BRIEF: Please transcribe the data below exactly. Leave the pictures out.

MATERIAL PROVIDED:
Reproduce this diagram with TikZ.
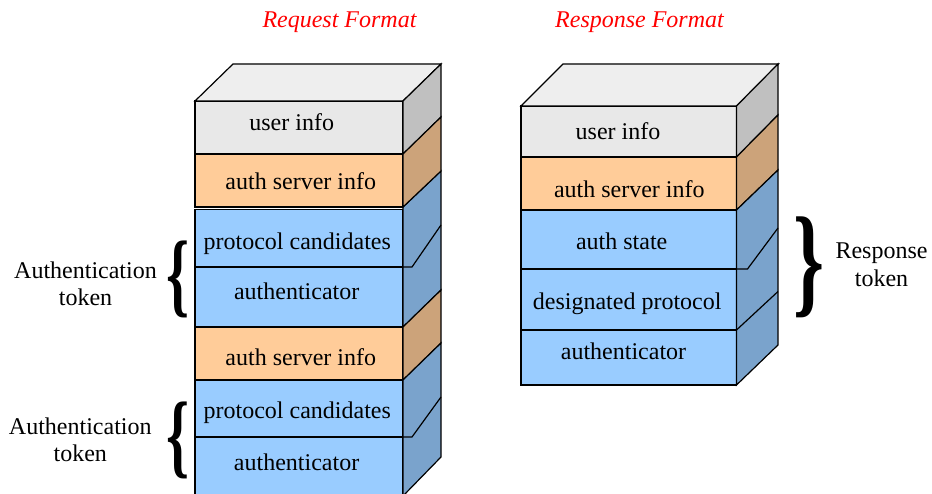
\documentclass[tikz,border=0pt]{standalone}
\usepackage{fontspec}
\setmainfont{Liberation Serif}
\usetikzlibrary{calc}

\definecolor{topC}{HTML}{EEEEEE}
\definecolor{grayF}{HTML}{E8E8E8}
\definecolor{grayS}{HTML}{C0C0C0}
\definecolor{orangeF}{HTML}{FFCC99}
\definecolor{orangeS}{HTML}{CCA37A}
\definecolor{blueF}{HTML}{99CCFF}
\definecolor{blueS}{HTML}{7AA3CC}
\definecolor{titleC}{HTML}{FF0000}

\tikzset{
  face/.style={draw=black, line width=1.2pt, rectangle, inner sep=0pt, outer sep=0pt, anchor=north west},
  sideface/.style={draw=black, line width=1.2pt, line join=miter},
  txt/.style={font=\fontsize{24}{27.5}\selectfont, inner sep=0pt, anchor=base},
  lbl/.style={font=\fontsize{24}{27.5}\selectfont, inner sep=0pt, align=center},
  ttl/.style={font=\fontsize{24}{27.5}\selectfont\itshape, text=titleC, inner sep=0pt, anchor=base},
  brc/.style={inner sep=0pt, outer sep=0pt, font=\bfseries}
}

\begin{document}
\begin{tikzpicture}[x=1pt, y=-1pt]
\clip (0,0) rectangle (932,494);
\fill[white] (0,0) rectangle (932,494);

% titles
\node[ttl] (reqT) at (339.5,27.5) {Request Format};
\node[ttl] (resT) at (639.5,27.5) {Response Format};

% ---------- request stack: front faces ----------
\node[face, fill=grayF,   minimum width=208, minimum height=53]   (Lf1) at (195,101)   {};
\node[face, fill=orangeF, minimum width=208, minimum height=53]   (Lf2) at (195,154)   {};
\node[face, fill=blueF,   minimum width=208, minimum height=57.5] (Lf3) at (195,209.5) {};
\node[face, fill=blueF,   minimum width=208, minimum height=60]   (Lf4) at (195,267)   {};
\node[face, fill=orangeF, minimum width=208, minimum height=53]   (Lf5) at (195,327)   {};
\node[face, fill=blueF,   minimum width=208, minimum height=57]   (Lf6) at (195,380)   {};
\node[face, fill=blueF,   minimum width=208, minimum height=59]   (Lf7) at (195,437)   {};

% request stack: top and right-hand faces
\filldraw[sideface, fill=topC] (Lf1.north west) -- ++(38,-37) -- ++(208,0) -- (Lf1.north east) -- cycle;
\filldraw[sideface, fill=grayS] (Lf1.north east) -- ++(38,-37) -- ($(Lf1.south east)+(38,-37)$) -- (Lf1.south east) -- cycle;
\filldraw[sideface, fill=blueS] (Lf2.south east) -- ++(38,-36) -- ($(Lf4.south east)+(38,-37)$) -- (Lf4.south east) -- cycle;
\filldraw[sideface, fill=orangeS] (Lf2.north east) -- ++(38,-37) -- ($(Lf2.south east)+(38,-36)$) -- (Lf2.south east) -- cycle;
\draw[sideface] (Lf3.south east) -- ++(9,0) -- ++(29,-42);
\filldraw[sideface, fill=orangeS] (Lf5.north east) -- ++(38,-37) -- ($(Lf5.south east)+(38,-37)$) -- (Lf5.south east) -- cycle;
\filldraw[sideface, fill=blueS] (Lf6.north east) -- ++(38,-37) -- ($(Lf7.south east)+(38,-39)$) -- (Lf7.south east) -- cycle;
\draw[sideface] (Lf6.south east) -- ++(9,0) -- ++(29,-40);

% request stack: texts
\node[txt] (Lt1) at (291.7,131)   {user info};
\node[txt] (Lt2) at (300.8,189.3) {auth server info};
\node[txt] (Lt3) at (297.3,249.3) {protocol candidates};
\node[txt] (Lt4) at (296.7,300)   {authenticator};
\node[txt] (Lt5) at (300.8,366)   {auth server info};
\node[txt] (Lt6) at (297.3,418.3) {protocol candidates};
\node[txt] (Lt7) at (296.6,470)   {authenticator};

% ---------- response stack: front faces ----------
\node[face, fill=grayF,   minimum width=215.5, minimum height=51] (Rf1) at (521,106) {};
\node[face, fill=orangeF, minimum width=215.5, minimum height=53] (Rf2) at (521,157) {};
\node[face, fill=blueF,   minimum width=215.5, minimum height=59] (Rf3) at (521,210) {};
\node[face, fill=blueF,   minimum width=215.5, minimum height=61] (Rf4) at (521,269) {};
\node[face, fill=blueF,   minimum width=215.5, minimum height=55] (Rf5) at (521,330) {};

% response stack: top and right-hand faces
\filldraw[sideface, fill=topC] (Rf1.north west) -- ++(42,-42) -- ++(215.5,0) -- (Rf1.north east) -- cycle;
\filldraw[sideface, fill=grayS] (Rf1.north east) -- ++(41.5,-42) -- ($(Rf1.south east)+(41.5,-42)$) -- (Rf1.south east) -- cycle;
\filldraw[sideface, fill=orangeS] (Rf2.north east) -- ++(41.5,-42) -- ($(Rf2.south east)+(41.5,-40)$) -- (Rf2.south east) -- cycle;
\filldraw[sideface, fill=blueS] (Rf3.north east) -- ++(41.5,-40) -- ($(Rf5.south east)+(41.5,-40)$) -- (Rf5.south east) -- cycle;
\draw[sideface] (Rf3.south east) -- ++(11,0) -- ++(30.5,-41);
\draw[sideface] (Rf4.south east) -- ++(41.5,-38.5);

% response stack: texts
\node[txt] (Rt1) at (618,139.3)   {user info};
\node[txt] (Rt2) at (629.3,197.7) {auth server info};
\node[txt] (Rt3) at (621.7,249.3) {auth state};
\node[txt] (Rt4) at (627.2,309.3) {designated protocol};
\node[txt] (Rt5) at (623.5,359.3) {authenticator};

% ---------- braces and their labels ----------
\node[brc] (bL1) at (178,279.5) {\resizebox*{23pt}{77pt}{\{}};
\node[brc] (bL2) at (178,440.5) {\resizebox*{23pt}{77pt}{\{}};
\node[brc] (bR)  at (809,267)   {\resizebox*{31pt}{101pt}{\}}};

\node[lbl] (aL1) at (85.5,284)  {Authentication\\token};
\node[lbl] (aL2) at (80.3,440)  {Authentication\\token};
\node[lbl] (aR)  at (881.5,265) {Response\\token};
\end{tikzpicture}
\end{document}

OUTPUT FOR THIS TASK:
Reproduce this diagram with TikZ.
\documentclass[tikz,border=0pt]{standalone}
\usepackage{fontspec}
\setmainfont{Liberation Serif}
\usetikzlibrary{calc}

\definecolor{topC}{HTML}{EEEEEE}
\definecolor{grayF}{HTML}{E8E8E8}
\definecolor{grayS}{HTML}{C0C0C0}
\definecolor{orangeF}{HTML}{FFCC99}
\definecolor{orangeS}{HTML}{CCA37A}
\definecolor{blueF}{HTML}{99CCFF}
\definecolor{blueS}{HTML}{7AA3CC}
\definecolor{titleC}{HTML}{FF0000}

\tikzset{
  face/.style={draw=black, line width=1.2pt, rectangle, inner sep=0pt, outer sep=0pt, anchor=north west},
  sideface/.style={draw=black, line width=1.2pt, line join=miter},
  txt/.style={font=\fontsize{24}{27.5}\selectfont, inner sep=0pt, anchor=base},
  lbl/.style={font=\fontsize{24}{27.5}\selectfont, inner sep=0pt, align=center},
  ttl/.style={font=\fontsize{24}{27.5}\selectfont\itshape, text=titleC, inner sep=0pt, anchor=base},
  brc/.style={inner sep=0pt, outer sep=0pt, font=\bfseries}
}

\begin{document}
\begin{tikzpicture}[x=1pt, y=-1pt]
\clip (0,0) rectangle (932,494);
\fill[white] (0,0) rectangle (932,494);

% titles
\node[ttl] (reqT) at (339.5,27.5) {Request Format};
\node[ttl] (resT) at (639.5,27.5) {Response Format};

% ---------- request stack: front faces ----------
\node[face, fill=grayF,   minimum width=208, minimum height=53]   (Lf1) at (195,101)   {};
\node[face, fill=orangeF, minimum width=208, minimum height=53]   (Lf2) at (195,154)   {};
\node[face, fill=blueF,   minimum width=208, minimum height=57.5] (Lf3) at (195,209.5) {};
\node[face, fill=blueF,   minimum width=208, minimum height=60]   (Lf4) at (195,267)   {};
\node[face, fill=orangeF, minimum width=208, minimum height=53]   (Lf5) at (195,327)   {};
\node[face, fill=blueF,   minimum width=208, minimum height=57]   (Lf6) at (195,380)   {};
\node[face, fill=blueF,   minimum width=208, minimum height=59]   (Lf7) at (195,437)   {};

% request stack: top and right-hand faces
\filldraw[sideface, fill=topC] (Lf1.north west) -- ++(38,-37) -- ++(208,0) -- (Lf1.north east) -- cycle;
\filldraw[sideface, fill=grayS] (Lf1.north east) -- ++(38,-37) -- ($(Lf1.south east)+(38,-37)$) -- (Lf1.south east) -- cycle;
\filldraw[sideface, fill=blueS] (Lf2.south east) -- ++(38,-36) -- ($(Lf4.south east)+(38,-37)$) -- (Lf4.south east) -- cycle;
\filldraw[sideface, fill=orangeS] (Lf2.north east) -- ++(38,-37) -- ($(Lf2.south east)+(38,-36)$) -- (Lf2.south east) -- cycle;
\draw[sideface] (Lf3.south east) -- ++(9,0) -- ++(29,-42);
\filldraw[sideface, fill=orangeS] (Lf5.north east) -- ++(38,-37) -- ($(Lf5.south east)+(38,-37)$) -- (Lf5.south east) -- cycle;
\filldraw[sideface, fill=blueS] (Lf6.north east) -- ++(38,-37) -- ($(Lf7.south east)+(38,-39)$) -- (Lf7.south east) -- cycle;
\draw[sideface] (Lf6.south east) -- ++(9,0) -- ++(29,-40);

% request stack: texts
\node[txt] (Lt1) at (291.7,131)   {user info};
\node[txt] (Lt2) at (300.8,189.3) {auth server info};
\node[txt] (Lt3) at (297.3,249.3) {protocol candidates};
\node[txt] (Lt4) at (296.7,300)   {authenticator};
\node[txt] (Lt5) at (300.8,366)   {auth server info};
\node[txt] (Lt6) at (297.3,418.3) {protocol candidates};
\node[txt] (Lt7) at (296.6,470)   {authenticator};

% ---------- response stack: front faces ----------
\node[face, fill=grayF,   minimum width=215.5, minimum height=51] (Rf1) at (521,106) {};
\node[face, fill=orangeF, minimum width=215.5, minimum height=53] (Rf2) at (521,157) {};
\node[face, fill=blueF,   minimum width=215.5, minimum height=59] (Rf3) at (521,210) {};
\node[face, fill=blueF,   minimum width=215.5, minimum height=61] (Rf4) at (521,269) {};
\node[face, fill=blueF,   minimum width=215.5, minimum height=55] (Rf5) at (521,330) {};

% response stack: top and right-hand faces
\filldraw[sideface, fill=topC] (Rf1.north west) -- ++(42,-42) -- ++(215.5,0) -- (Rf1.north east) -- cycle;
\filldraw[sideface, fill=grayS] (Rf1.north east) -- ++(41.5,-42) -- ($(Rf1.south east)+(41.5,-42)$) -- (Rf1.south east) -- cycle;
\filldraw[sideface, fill=orangeS] (Rf2.north east) -- ++(41.5,-42) -- ($(Rf2.south east)+(41.5,-40)$) -- (Rf2.south east) -- cycle;
\filldraw[sideface, fill=blueS] (Rf3.north east) -- ++(41.5,-40) -- ($(Rf5.south east)+(41.5,-40)$) -- (Rf5.south east) -- cycle;
\draw[sideface] (Rf3.south east) -- ++(11,0) -- ++(30.5,-41);
\draw[sideface] (Rf4.south east) -- ++(41.5,-38.5);

% response stack: texts
\node[txt] (Rt1) at (618,139.3)   {user info};
\node[txt] (Rt2) at (629.3,197.7) {auth server info};
\node[txt] (Rt3) at (621.7,249.3) {auth state};
\node[txt] (Rt4) at (627.2,309.3) {designated protocol};
\node[txt] (Rt5) at (623.5,359.3) {authenticator};

% ---------- braces and their labels ----------
\node[brc] (bL1) at (178,279.5) {\resizebox*{23pt}{77pt}{\{}};
\node[brc] (bL2) at (178,440.5) {\resizebox*{23pt}{77pt}{\{}};
\node[brc] (bR)  at (809,267)   {\resizebox*{31pt}{101pt}{\}}};

\node[lbl] (aL1) at (85.5,284)  {Authentication\\token};
\node[lbl] (aL2) at (80.3,440)  {Authentication\\token};
\node[lbl] (aR)  at (881.5,265) {Response\\token};
\end{tikzpicture}
\end{document}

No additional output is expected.